The tall man in the room next door
November 11, 2012
While working at University College London, I was housed in the Kathleen Lonsdale Building*. It had been the Chemistry building a few decades prior, but now contains a mixture of geology, mathematics and computational materials science. On the dusty third floor annex, there is one curious office that serves both as a space for the group's computer server and a temporary desk space for Prof. Peter Day. The latter recently published his autobiography, On the Cucumber Tree.
I had known that Peter Day was a successful solid-state chemist, but little else. This book was full of revelations! In short, his career developed from studies at Oxford, to working Bell Labs, running a synchrotron in Grenoble, and becoming director of the Royal Institution in London. What makes it a captivating read is his personal perspective and context, e.g. the Oxford University experience as a complete outsider, the subtleties of European and UK scientific politics, and a few cases of name and shame (one being the Duke of Kent's paltry donation to the redevelopment of the Royal Institution).
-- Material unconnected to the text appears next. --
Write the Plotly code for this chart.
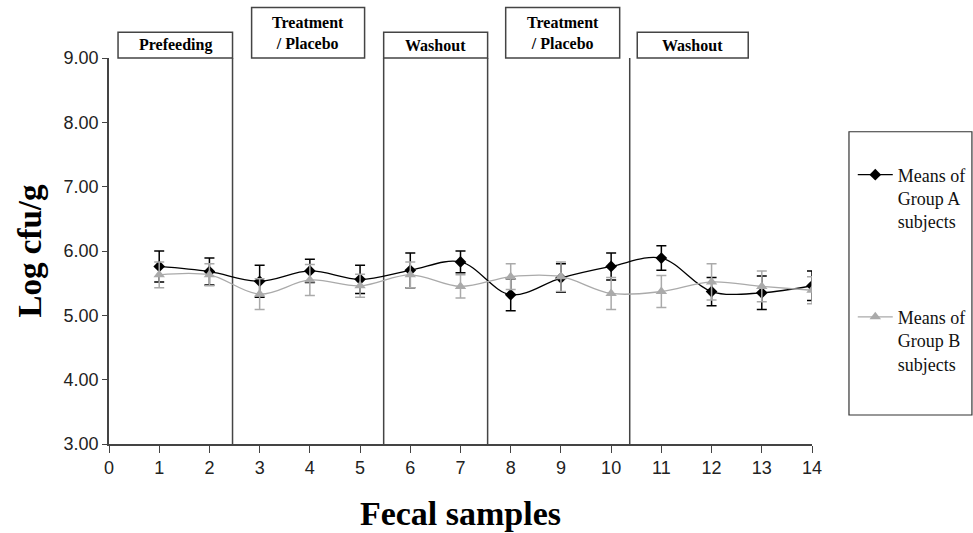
import plotly.graph_objects as go

samples = list(range(1, 15))
group_a = [5.76, 5.68, 5.53, 5.69, 5.56, 5.70, 5.83, 5.32, 5.58, 5.76, 5.89, 5.37, 5.35, 5.46]
group_a_err = [0.24, 0.21, 0.25, 0.18, 0.22, 0.27, 0.17, 0.25, 0.22, 0.21, 0.19, 0.22, 0.26, 0.23]
group_b = [5.63, 5.63, 5.33, 5.55, 5.46, 5.63, 5.45, 5.60, 5.60, 5.34, 5.37, 5.52, 5.45, 5.39]
group_b_err = [0.20, 0.17, 0.24, 0.24, 0.18, 0.20, 0.18, 0.20, 0.23, 0.25, 0.25, 0.28, 0.24, 0.21]

phase_labels = ["Prefeeding", "Treatment<br>/ Placebo", "Washout", "Treatment<br>/ Placebo", "Washout"]
phase_x0 = [0.18, 2.84, 5.47, 7.90, 10.52]
phase_x1 = [2.46, 5.09, 7.54, 10.17, 12.73]
phase_top = [1.0666, 1.131, 1.0666, 1.131, 1.0666]
divider_x = [2.46, 5.47, 7.54, 10.37]

serif = "Liberation Serif"
sans = "Liberation Sans"

fig = go.Figure()
fig.add_trace(go.Scatter(
    x=samples, y=group_a, name="Means of<br>Group A<br>subjects", legendgroup="a",
    mode="lines+markers", line=dict(color="black", width=1.3, shape="spline"),
    marker=dict(symbol="diamond", size=9, color="black"),
    error_y=dict(type="data", array=group_a_err, color="black", thickness=1.5, width=5),
))
fig.add_trace(go.Scatter(
    x=samples, y=group_b, name="Means of<br>Group B<br>subjects", legendgroup="b",
    mode="lines+markers", line=dict(color="#aaaaaa", width=1.3, shape="spline"),
    marker=dict(symbol="triangle-up", size=10, color="#aaaaaa"),
    error_y=dict(type="data", array=group_b_err, color="#aaaaaa", thickness=1.5, width=5),
))

shapes = []
for xv in divider_x:
    shapes.append(dict(type="line", xref="x", yref="paper", x0=xv, x1=xv, y0=0, y1=1,
                       line=dict(color="#444", width=1.5), layer="below"))
annotations = []
for lab, a, b, t in zip(phase_labels, phase_x0, phase_x1, phase_top):
    shapes.append(dict(type="rect", xref="x", yref="paper", x0=a, x1=b, y0=1.0, y1=t,
                       line=dict(color="#444", width=1.5), fillcolor="white"))
    annotations.append(dict(x=(a + b) / 2, y=(1.0 + t) / 2, xref="x", yref="paper",
                            xanchor="center", yanchor="middle",
                            text="<b>" + lab + "</b>", showarrow=False,
                            font=dict(family=serif, size=16, color="black")))
# legend frame
shapes.append(dict(type="rect", xref="paper", yref="paper", x0=1.0526, x1=1.2275,
                   y0=0.0751, y1=0.809, line=dict(color="#333", width=1.2)))

fig.update_layout(
    width=973, height=533,
    margin=dict(l=109, r=161, t=58, b=89, autoexpand=False),
    paper_bgcolor="white", plot_bgcolor="white",
    shapes=shapes, annotations=annotations,
    showlegend=True,
    legend=dict(x=1.058, y=0.745, xanchor="left", yanchor="top",
                font=dict(family=serif, size=18, color="#111"),
                tracegroupgap=69, valign="top", itemwidth=35, bgcolor="rgba(0,0,0,0)"),
    xaxis=dict(range=[0, 14], tickmode="array", tickvals=list(range(0, 15)),
               showgrid=False, zeroline=False, showline=True, linecolor="#444", linewidth=1.5,
               ticks="outside", ticklen=7, tickcolor="#444", tickwidth=1.3,
               tickfont=dict(family=sans, size=18, color="#222"),
               title=dict(text="<b>Fecal samples</b>", font=dict(family=serif, size=34, color="black"),
                          standoff=24)),
    yaxis=dict(range=[3, 9], tickmode="array", tickvals=[3, 4, 5, 6, 7, 8, 9],
               ticktext=["3.00", "4.00", "5.00", "6.00", "7.00", "8.00", "9.00"],
               showgrid=False, zeroline=False, showline=True, linecolor="#444", linewidth=1.5,
               ticks="outside", ticklen=5, tickcolor="#444", tickwidth=1.3,
               tickfont=dict(family=sans, size=18, color="#222"),
               title=dict(text="<b>Log cfu/g</b>", font=dict(family=serif, size=33, color="black"),
                          standoff=12)),
)
fig.write_html("out.html")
I doubt one of the goals of the book was the dissemination of research, but in my case it worked. Some early studies of mixed-valence inorganic solids and molecular ferromagnetics were completely new to me. Sadly tracking such papers down is becomingly increasingly difficult, with libraries culling old paper copies and not subscribing to extended online archives in order to save on cost. Hopefully, the move towards open access will prevent this in the future, but the fact that neither myself or colleagues at UCL and Oxford have access to the original Robin-Day paper on mixed valence chemistry is a sad state of affairs.
*Named after the Irish X-ray pioneer and first female FRS, Kathleen Lonsdale.